## TASK
Copy each entry as it stands, leaving nothing out.

## ENTRIES SUPPLIED
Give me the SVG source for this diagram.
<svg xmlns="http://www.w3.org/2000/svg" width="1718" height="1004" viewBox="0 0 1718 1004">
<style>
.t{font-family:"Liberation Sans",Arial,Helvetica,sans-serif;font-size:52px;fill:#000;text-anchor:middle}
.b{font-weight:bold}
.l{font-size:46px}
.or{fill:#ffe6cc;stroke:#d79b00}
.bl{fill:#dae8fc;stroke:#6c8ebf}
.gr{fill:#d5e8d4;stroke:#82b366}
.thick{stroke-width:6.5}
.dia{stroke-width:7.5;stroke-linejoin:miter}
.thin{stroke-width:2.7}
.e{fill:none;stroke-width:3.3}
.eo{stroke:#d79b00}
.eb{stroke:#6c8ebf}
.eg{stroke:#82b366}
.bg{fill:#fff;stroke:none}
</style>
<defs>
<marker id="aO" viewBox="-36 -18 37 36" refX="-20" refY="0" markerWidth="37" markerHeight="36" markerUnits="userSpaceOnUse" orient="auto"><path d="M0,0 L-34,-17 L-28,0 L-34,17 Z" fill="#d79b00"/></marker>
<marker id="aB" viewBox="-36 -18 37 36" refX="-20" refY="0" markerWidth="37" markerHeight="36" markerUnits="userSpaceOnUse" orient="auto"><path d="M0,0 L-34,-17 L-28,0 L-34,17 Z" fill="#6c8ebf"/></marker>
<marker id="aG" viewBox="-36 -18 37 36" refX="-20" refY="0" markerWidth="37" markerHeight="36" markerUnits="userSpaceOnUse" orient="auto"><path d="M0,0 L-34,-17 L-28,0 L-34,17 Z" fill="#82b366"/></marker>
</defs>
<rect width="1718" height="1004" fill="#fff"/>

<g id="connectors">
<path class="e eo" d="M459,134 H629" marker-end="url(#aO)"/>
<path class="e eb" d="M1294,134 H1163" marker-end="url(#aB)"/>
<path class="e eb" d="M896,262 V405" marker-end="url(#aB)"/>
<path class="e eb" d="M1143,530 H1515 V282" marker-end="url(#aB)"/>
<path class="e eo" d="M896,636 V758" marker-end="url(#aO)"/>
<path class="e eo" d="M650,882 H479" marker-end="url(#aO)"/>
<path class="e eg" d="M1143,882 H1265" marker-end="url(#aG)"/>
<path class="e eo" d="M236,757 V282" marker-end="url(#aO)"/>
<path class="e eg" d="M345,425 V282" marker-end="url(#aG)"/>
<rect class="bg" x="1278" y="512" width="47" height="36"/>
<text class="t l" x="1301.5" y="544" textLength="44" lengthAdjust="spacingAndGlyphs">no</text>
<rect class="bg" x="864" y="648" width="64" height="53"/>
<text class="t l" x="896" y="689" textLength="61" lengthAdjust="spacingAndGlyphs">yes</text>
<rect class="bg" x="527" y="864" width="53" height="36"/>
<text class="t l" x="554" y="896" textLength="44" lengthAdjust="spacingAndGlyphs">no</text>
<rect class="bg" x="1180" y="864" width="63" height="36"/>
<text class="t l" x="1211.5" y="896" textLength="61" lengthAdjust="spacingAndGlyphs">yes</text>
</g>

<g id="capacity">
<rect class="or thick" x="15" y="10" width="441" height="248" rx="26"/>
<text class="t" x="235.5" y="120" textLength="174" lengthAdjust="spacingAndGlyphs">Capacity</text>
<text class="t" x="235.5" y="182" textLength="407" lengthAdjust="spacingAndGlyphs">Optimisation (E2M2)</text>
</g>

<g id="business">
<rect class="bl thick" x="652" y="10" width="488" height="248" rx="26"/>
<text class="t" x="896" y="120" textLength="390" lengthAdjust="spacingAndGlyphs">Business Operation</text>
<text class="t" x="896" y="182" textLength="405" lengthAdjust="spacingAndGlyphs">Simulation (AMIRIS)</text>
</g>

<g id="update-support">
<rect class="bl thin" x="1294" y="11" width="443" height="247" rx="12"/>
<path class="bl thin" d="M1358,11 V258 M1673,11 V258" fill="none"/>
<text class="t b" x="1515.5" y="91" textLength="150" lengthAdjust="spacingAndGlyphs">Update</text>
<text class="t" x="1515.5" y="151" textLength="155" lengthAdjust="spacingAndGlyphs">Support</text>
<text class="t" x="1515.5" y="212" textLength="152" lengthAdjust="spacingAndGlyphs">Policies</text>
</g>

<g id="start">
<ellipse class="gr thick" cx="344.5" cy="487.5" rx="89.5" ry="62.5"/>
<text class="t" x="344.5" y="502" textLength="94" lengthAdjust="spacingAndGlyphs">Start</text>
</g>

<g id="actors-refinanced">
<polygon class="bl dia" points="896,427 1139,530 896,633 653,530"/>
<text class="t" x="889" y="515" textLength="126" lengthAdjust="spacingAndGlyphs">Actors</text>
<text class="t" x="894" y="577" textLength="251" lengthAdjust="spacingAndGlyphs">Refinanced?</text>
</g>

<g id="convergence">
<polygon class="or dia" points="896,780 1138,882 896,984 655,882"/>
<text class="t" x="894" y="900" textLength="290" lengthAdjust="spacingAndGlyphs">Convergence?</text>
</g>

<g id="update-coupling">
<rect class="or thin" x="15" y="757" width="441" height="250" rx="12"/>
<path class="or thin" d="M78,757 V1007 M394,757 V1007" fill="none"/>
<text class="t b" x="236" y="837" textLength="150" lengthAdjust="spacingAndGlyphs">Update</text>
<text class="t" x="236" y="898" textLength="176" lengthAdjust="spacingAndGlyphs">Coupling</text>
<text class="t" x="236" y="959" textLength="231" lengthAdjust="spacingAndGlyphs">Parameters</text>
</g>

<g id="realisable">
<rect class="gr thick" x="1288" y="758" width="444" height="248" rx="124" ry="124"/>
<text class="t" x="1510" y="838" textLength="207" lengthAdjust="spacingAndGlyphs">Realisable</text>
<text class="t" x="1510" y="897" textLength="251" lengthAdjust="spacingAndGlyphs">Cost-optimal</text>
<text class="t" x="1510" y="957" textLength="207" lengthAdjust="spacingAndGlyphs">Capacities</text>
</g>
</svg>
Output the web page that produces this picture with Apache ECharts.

## EXERCISE ANSWER
Give me the SVG source for this diagram.
<svg xmlns="http://www.w3.org/2000/svg" width="1718" height="1004" viewBox="0 0 1718 1004">
<style>
.t{font-family:"Liberation Sans",Arial,Helvetica,sans-serif;font-size:52px;fill:#000;text-anchor:middle}
.b{font-weight:bold}
.l{font-size:46px}
.or{fill:#ffe6cc;stroke:#d79b00}
.bl{fill:#dae8fc;stroke:#6c8ebf}
.gr{fill:#d5e8d4;stroke:#82b366}
.thick{stroke-width:6.5}
.dia{stroke-width:7.5;stroke-linejoin:miter}
.thin{stroke-width:2.7}
.e{fill:none;stroke-width:3.3}
.eo{stroke:#d79b00}
.eb{stroke:#6c8ebf}
.eg{stroke:#82b366}
.bg{fill:#fff;stroke:none}
</style>
<defs>
<marker id="aO" viewBox="-36 -18 37 36" refX="-20" refY="0" markerWidth="37" markerHeight="36" markerUnits="userSpaceOnUse" orient="auto"><path d="M0,0 L-34,-17 L-28,0 L-34,17 Z" fill="#d79b00"/></marker>
<marker id="aB" viewBox="-36 -18 37 36" refX="-20" refY="0" markerWidth="37" markerHeight="36" markerUnits="userSpaceOnUse" orient="auto"><path d="M0,0 L-34,-17 L-28,0 L-34,17 Z" fill="#6c8ebf"/></marker>
<marker id="aG" viewBox="-36 -18 37 36" refX="-20" refY="0" markerWidth="37" markerHeight="36" markerUnits="userSpaceOnUse" orient="auto"><path d="M0,0 L-34,-17 L-28,0 L-34,17 Z" fill="#82b366"/></marker>
</defs>
<rect width="1718" height="1004" fill="#fff"/>

<g id="connectors">
<path class="e eo" d="M459,134 H629" marker-end="url(#aO)"/>
<path class="e eb" d="M1294,134 H1163" marker-end="url(#aB)"/>
<path class="e eb" d="M896,262 V405" marker-end="url(#aB)"/>
<path class="e eb" d="M1143,530 H1515 V282" marker-end="url(#aB)"/>
<path class="e eo" d="M896,636 V758" marker-end="url(#aO)"/>
<path class="e eo" d="M650,882 H479" marker-end="url(#aO)"/>
<path class="e eg" d="M1143,882 H1265" marker-end="url(#aG)"/>
<path class="e eo" d="M236,757 V282" marker-end="url(#aO)"/>
<path class="e eg" d="M345,425 V282" marker-end="url(#aG)"/>
<rect class="bg" x="1278" y="512" width="47" height="36"/>
<text class="t l" x="1301.5" y="544" textLength="44" lengthAdjust="spacingAndGlyphs">no</text>
<rect class="bg" x="864" y="648" width="64" height="53"/>
<text class="t l" x="896" y="689" textLength="61" lengthAdjust="spacingAndGlyphs">yes</text>
<rect class="bg" x="527" y="864" width="53" height="36"/>
<text class="t l" x="554" y="896" textLength="44" lengthAdjust="spacingAndGlyphs">no</text>
<rect class="bg" x="1180" y="864" width="63" height="36"/>
<text class="t l" x="1211.5" y="896" textLength="61" lengthAdjust="spacingAndGlyphs">yes</text>
</g>

<g id="capacity">
<rect class="or thick" x="15" y="10" width="441" height="248" rx="26"/>
<text class="t" x="235.5" y="120" textLength="174" lengthAdjust="spacingAndGlyphs">Capacity</text>
<text class="t" x="235.5" y="182" textLength="407" lengthAdjust="spacingAndGlyphs">Optimisation (E2M2)</text>
</g>

<g id="business">
<rect class="bl thick" x="652" y="10" width="488" height="248" rx="26"/>
<text class="t" x="896" y="120" textLength="390" lengthAdjust="spacingAndGlyphs">Business Operation</text>
<text class="t" x="896" y="182" textLength="405" lengthAdjust="spacingAndGlyphs">Simulation (AMIRIS)</text>
</g>

<g id="update-support">
<rect class="bl thin" x="1294" y="11" width="443" height="247" rx="12"/>
<path class="bl thin" d="M1358,11 V258 M1673,11 V258" fill="none"/>
<text class="t b" x="1515.5" y="91" textLength="150" lengthAdjust="spacingAndGlyphs">Update</text>
<text class="t" x="1515.5" y="151" textLength="155" lengthAdjust="spacingAndGlyphs">Support</text>
<text class="t" x="1515.5" y="212" textLength="152" lengthAdjust="spacingAndGlyphs">Policies</text>
</g>

<g id="start">
<ellipse class="gr thick" cx="344.5" cy="487.5" rx="89.5" ry="62.5"/>
<text class="t" x="344.5" y="502" textLength="94" lengthAdjust="spacingAndGlyphs">Start</text>
</g>

<g id="actors-refinanced">
<polygon class="bl dia" points="896,427 1139,530 896,633 653,530"/>
<text class="t" x="889" y="515" textLength="126" lengthAdjust="spacingAndGlyphs">Actors</text>
<text class="t" x="894" y="577" textLength="251" lengthAdjust="spacingAndGlyphs">Refinanced?</text>
</g>

<g id="convergence">
<polygon class="or dia" points="896,780 1138,882 896,984 655,882"/>
<text class="t" x="894" y="900" textLength="290" lengthAdjust="spacingAndGlyphs">Convergence?</text>
</g>

<g id="update-coupling">
<rect class="or thin" x="15" y="757" width="441" height="250" rx="12"/>
<path class="or thin" d="M78,757 V1007 M394,757 V1007" fill="none"/>
<text class="t b" x="236" y="837" textLength="150" lengthAdjust="spacingAndGlyphs">Update</text>
<text class="t" x="236" y="898" textLength="176" lengthAdjust="spacingAndGlyphs">Coupling</text>
<text class="t" x="236" y="959" textLength="231" lengthAdjust="spacingAndGlyphs">Parameters</text>
</g>

<g id="realisable">
<rect class="gr thick" x="1288" y="758" width="444" height="248" rx="124" ry="124"/>
<text class="t" x="1510" y="838" textLength="207" lengthAdjust="spacingAndGlyphs">Realisable</text>
<text class="t" x="1510" y="897" textLength="251" lengthAdjust="spacingAndGlyphs">Cost-optimal</text>
<text class="t" x="1510" y="957" textLength="207" lengthAdjust="spacingAndGlyphs">Capacities</text>
</g>
</svg>
Output the web page that produces this picture with Apache ECharts.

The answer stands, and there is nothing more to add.